As is too often the case, my enthusiasm for the Myfox Home Security System--engendered by a 30-minute pre-launch demo--has waned following real-world testing in my home. Quality-control concerns let some air out of the balloon; discovering the system's limitations lowered my opinion a bit more. Myfox's innovative IntelliTag door/window sensor mostly lives up to the hype, but I quickly discovered that it has at least one major shortcoming.
The axiom you only get once chance to make a first impression doesn't really hold true with new product coverage. Manufacturers get two chances: The demo is the first; putting the product in the reviewer's hands is the second. Myfox's demo was terrific; its delivery was much less impressive.
The $279 Myfox Home Security starter kit consists of four components: One siren, one key fob, one door/window sensor, and a wireless bridge. The bridge establishes a wireless connection to the other components and relays messages from them to your Wi-Fi router.
When I plugged the bridge into an electrical outlet, I discovered that it was DOA, so I had to put off my review until Myfox could send a replacement (they sent an entire second kit, just to be safe). Setting up the second kit was easy enough. You install an app on your smartphone (there are Android and iOS apps), and it steps you through the process of registering the components via the bridge.
Myfox also offers a home security camera that can be used on its own or incorporated into the rest of the system, and the company sent one of these as well.

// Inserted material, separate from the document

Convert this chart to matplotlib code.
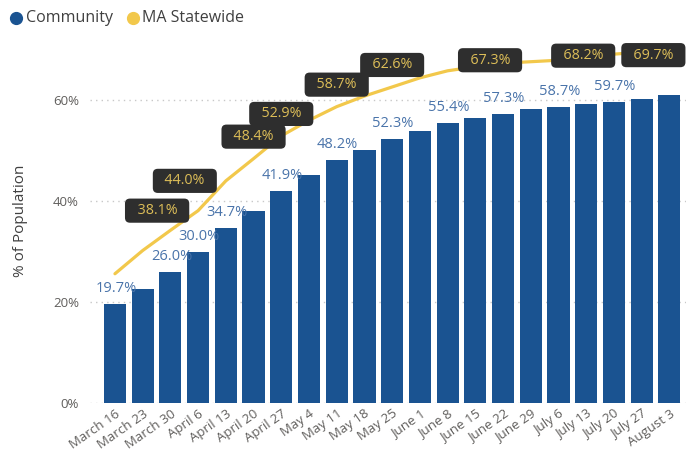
import matplotlib
matplotlib.use("Agg")
import matplotlib.pyplot as plt
from matplotlib.lines import Line2D
import numpy as np

weeks = ["March 16", "March 23", "March 30", "April 6", "April 13", "April 20",
         "April 27", "May 4", "May 11", "May 18", "May 25", "June 1", "June 8",
         "June 15", "June 22", "June 29", "July 6", "July 13", "July 20",
         "July 27", "August 3"]
community = [19.7, 22.6, 26.0, 30.0, 34.7, 38.1, 41.9, 45.2, 48.2, 50.1, 52.3,
             53.9, 55.4, 56.4, 57.3, 58.2, 58.7, 59.2, 59.7, 60.3, 61.0]
statewide = [25.6, 30.2, 34.2, 38.1, 44.0, 48.4, 52.9, 56.0, 58.7, 60.8, 62.6,
             64.4, 65.8, 66.6, 67.3, 67.6, 67.9, 68.2, 69.1, 69.5, 69.7]
yticks = [0, 20, 40, 60]

# which points carry a visible data label (as in the reference)
community_label_idx = [0, 2, 3, 4, 6, 8, 10, 12, 14, 16, 18]
statewide_label_idx = [3, 4, 5, 6, 8, 10, 14, 17, 20]
# pixel offsets of statewide labels relative to their point
statewide_label_off = {3: (-41, 0), 4: (-41, 0), 5: (0, 22), 6: (0, 22),
                       8: (0, 22), 10: (0, 22), 14: (-13, 3), 17: (-3, 3),
                       20: (-16, -4)}

BAR = "#1A5391"
LINE = "#F2C84B"
LABEL_BLUE = "#4A74AA"
GRAY = "#605E5C"

plt.rcParams['font.family'] = ['Open Sans', 'DejaVu Sans']

W, H = 687, 462
fig = plt.figure(figsize=(W / 100, H / 100), dpi=100)
ax = fig.add_axes([90 / W, 59 / H, 596 / W, 364 / H])

x = np.arange(len(weeks))
ax.bar(x, community, width=0.8, color=BAR, zorder=2)
ax.plot(x, statewide, color=LINE, lw=2.3, zorder=3, solid_capstyle='round',
        solid_joinstyle='round')

ax.set_xlim(-0.9, 20.6)
ax.set_ylim(0, 72.1)
ax.set_yticks(yticks)
ax.set_yticklabels([f"{v}%" for v in yticks], color=GRAY, fontsize=9.5)
ax.set_xticks(x)
ax.set_xticklabels(weeks, rotation=35, ha='right', rotation_mode='anchor',
                   color=GRAY, fontsize=9.5)
ax.tick_params(length=0, axis='y', pad=8)
ax.tick_params(length=0, axis='x', pad=3)
ax.yaxis.grid(True, linestyle=(0, (1, 3)), color='#C8C8C8', lw=1)
ax.set_axisbelow(True)
for s in ax.spines.values():
    s.set_visible(False)

ax.set_ylabel("% of Population", color='#404040', fontsize=11)
ax.yaxis.set_label_coords(-0.104, 0.5)

px = 0.72
for i in community_label_idx:
    ax.annotate(f"{community[i]:.1f}%", (x[i], community[i]),
                xytext=(1 * px, 8 * px), textcoords='offset points',
                ha='center', va='bottom', color=LABEL_BLUE, fontsize=10.5,
                zorder=5)

for i in statewide_label_idx:
    dx, dy = statewide_label_off[i]
    ax.annotate(f"  {statewide[i]:.1f}%  ", (x[i], statewide[i]),
                xytext=(dx * px, dy * px), textcoords='offset points',
                ha='center', va='center', color='#DDBE58', fontsize=10.3,
                zorder=6, annotation_clip=False,
                bbox=dict(boxstyle='round,pad=0.32,rounding_size=0.35',
                          fc='#2E2E2E', ec='none'))

# legend
ly = 1 - 18 / H
fig.add_artist(Line2D([16 / W], [ly], marker='o', markersize=8.5, color=BAR,
                      transform=fig.transFigure, lw=0))
fig.text(26 / W, ly, "Community", va='center', ha='left', fontsize=11.5,
         color='#404040')
fig.add_artist(Line2D([133 / W], [ly], marker='o', markersize=8.5, color=LINE,
                      transform=fig.transFigure, lw=0))
fig.text(142 / W, ly, "MA Statewide", va='center', ha='left', fontsize=11.5,
         color='#404040')

fig.savefig("out.png", dpi=100)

Since I couldn't get the rest of the system to work, I installed the camera on its own, but never got around to reviewing it by itself. When the replacement Home Security kit arrived, I performed a hardware reset on the camera (using the typical method of inserting the end of a paperclip into a recessed hole) so that I could reconfigure it as part of the home-security system.
But when I used the home-security app to add the camera, the app instructed me to reset the camera again. And again. And again. The fourth time I did this, the camera just stopped responding--the LED wouldn't light and there was no indication that the camera was even powered up. I unplugged the camera and set it aside so I could test the rest of the system. The camera finally powered up again when I plugged it in the next day, but I still couldn't add it to the home-security system no matter how many times I reset it. The camera is a $199 add-on--it's not part of the $279 kit reviewed here--so I'll publish a separate review of that component later.